### Given exercise
Leave the pictures out and retype the lines from the beginning through the line with "fit_2k_y = [0.74, 0.17, 0.07]", both ends included.

*-*-*

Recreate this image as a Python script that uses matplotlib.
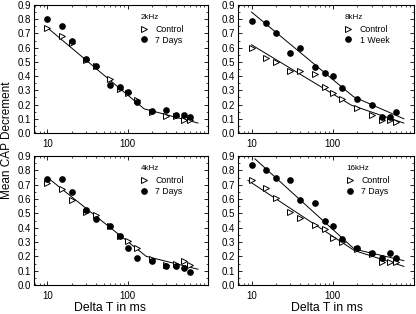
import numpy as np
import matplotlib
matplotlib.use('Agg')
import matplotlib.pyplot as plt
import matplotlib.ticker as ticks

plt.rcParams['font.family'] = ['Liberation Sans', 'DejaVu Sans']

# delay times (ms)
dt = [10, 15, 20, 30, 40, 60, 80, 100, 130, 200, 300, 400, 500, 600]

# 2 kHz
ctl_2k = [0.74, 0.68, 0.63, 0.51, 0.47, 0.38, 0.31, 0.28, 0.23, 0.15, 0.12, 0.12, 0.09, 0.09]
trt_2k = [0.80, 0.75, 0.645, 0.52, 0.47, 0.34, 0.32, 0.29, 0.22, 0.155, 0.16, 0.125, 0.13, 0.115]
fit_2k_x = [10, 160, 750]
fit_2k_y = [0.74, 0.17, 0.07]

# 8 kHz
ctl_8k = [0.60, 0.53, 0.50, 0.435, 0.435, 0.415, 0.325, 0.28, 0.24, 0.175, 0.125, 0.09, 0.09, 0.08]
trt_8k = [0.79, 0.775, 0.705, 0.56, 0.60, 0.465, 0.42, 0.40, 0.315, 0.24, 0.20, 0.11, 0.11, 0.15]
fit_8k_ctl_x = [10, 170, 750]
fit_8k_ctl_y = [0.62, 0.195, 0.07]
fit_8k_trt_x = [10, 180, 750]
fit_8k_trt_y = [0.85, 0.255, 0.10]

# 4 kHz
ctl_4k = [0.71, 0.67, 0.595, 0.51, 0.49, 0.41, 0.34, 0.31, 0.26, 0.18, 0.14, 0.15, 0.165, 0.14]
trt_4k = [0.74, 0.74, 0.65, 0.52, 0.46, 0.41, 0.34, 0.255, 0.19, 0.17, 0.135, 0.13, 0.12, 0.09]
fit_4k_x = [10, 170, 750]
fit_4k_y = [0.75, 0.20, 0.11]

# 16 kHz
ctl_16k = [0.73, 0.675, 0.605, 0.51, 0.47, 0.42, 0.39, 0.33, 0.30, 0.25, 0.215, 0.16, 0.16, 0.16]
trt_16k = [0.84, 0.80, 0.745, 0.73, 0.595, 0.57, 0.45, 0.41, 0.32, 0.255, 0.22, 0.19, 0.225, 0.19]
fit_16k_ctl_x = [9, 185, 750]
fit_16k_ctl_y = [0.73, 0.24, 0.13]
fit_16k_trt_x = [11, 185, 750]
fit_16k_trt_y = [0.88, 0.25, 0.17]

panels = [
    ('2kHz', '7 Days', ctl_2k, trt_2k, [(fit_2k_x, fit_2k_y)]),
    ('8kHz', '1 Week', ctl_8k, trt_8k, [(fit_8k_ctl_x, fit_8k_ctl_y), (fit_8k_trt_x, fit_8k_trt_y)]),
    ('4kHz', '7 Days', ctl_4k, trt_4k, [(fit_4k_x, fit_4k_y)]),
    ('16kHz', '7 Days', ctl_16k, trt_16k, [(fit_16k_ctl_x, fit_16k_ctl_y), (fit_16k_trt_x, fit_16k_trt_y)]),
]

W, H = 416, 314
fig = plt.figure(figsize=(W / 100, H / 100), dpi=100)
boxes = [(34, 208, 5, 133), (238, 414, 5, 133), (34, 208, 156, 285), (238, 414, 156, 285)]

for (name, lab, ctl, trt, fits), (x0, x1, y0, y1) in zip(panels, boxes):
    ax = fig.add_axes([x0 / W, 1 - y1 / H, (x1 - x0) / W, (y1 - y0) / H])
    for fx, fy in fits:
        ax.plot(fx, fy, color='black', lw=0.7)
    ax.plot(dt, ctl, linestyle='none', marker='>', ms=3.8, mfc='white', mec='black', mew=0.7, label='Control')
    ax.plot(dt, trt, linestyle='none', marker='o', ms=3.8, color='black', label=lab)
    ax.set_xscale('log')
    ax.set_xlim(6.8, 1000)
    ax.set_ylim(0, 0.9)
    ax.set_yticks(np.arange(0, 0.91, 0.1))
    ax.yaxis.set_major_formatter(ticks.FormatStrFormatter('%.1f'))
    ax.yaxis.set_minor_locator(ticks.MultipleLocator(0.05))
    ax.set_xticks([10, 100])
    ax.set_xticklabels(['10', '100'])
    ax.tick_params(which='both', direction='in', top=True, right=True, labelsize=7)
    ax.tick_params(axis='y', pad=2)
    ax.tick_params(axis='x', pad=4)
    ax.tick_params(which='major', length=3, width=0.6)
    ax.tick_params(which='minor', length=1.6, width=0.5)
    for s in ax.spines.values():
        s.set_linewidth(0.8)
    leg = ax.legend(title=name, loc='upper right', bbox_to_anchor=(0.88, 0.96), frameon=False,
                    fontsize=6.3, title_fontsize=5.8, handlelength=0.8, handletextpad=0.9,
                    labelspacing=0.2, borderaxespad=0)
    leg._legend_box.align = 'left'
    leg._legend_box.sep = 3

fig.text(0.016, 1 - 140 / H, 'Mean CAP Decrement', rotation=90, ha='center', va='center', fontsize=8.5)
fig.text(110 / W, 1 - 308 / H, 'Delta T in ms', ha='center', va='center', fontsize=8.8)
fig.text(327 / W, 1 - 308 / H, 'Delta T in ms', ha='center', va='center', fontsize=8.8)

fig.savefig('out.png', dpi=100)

*-*-*

### Result for this exercise
Recreate this image as a Python script that uses matplotlib.
import numpy as np
import matplotlib
matplotlib.use('Agg')
import matplotlib.pyplot as plt
import matplotlib.ticker as ticks

plt.rcParams['font.family'] = ['Liberation Sans', 'DejaVu Sans']

# delay times (ms)
dt = [10, 15, 20, 30, 40, 60, 80, 100, 130, 200, 300, 400, 500, 600]

# 2 kHz
ctl_2k = [0.74, 0.68, 0.63, 0.51, 0.47, 0.38, 0.31, 0.28, 0.23, 0.15, 0.12, 0.12, 0.09, 0.09]
trt_2k = [0.80, 0.75, 0.645, 0.52, 0.47, 0.34, 0.32, 0.29, 0.22, 0.155, 0.16, 0.125, 0.13, 0.115]
fit_2k_x = [10, 160, 750]
fit_2k_y = [0.74, 0.17, 0.07]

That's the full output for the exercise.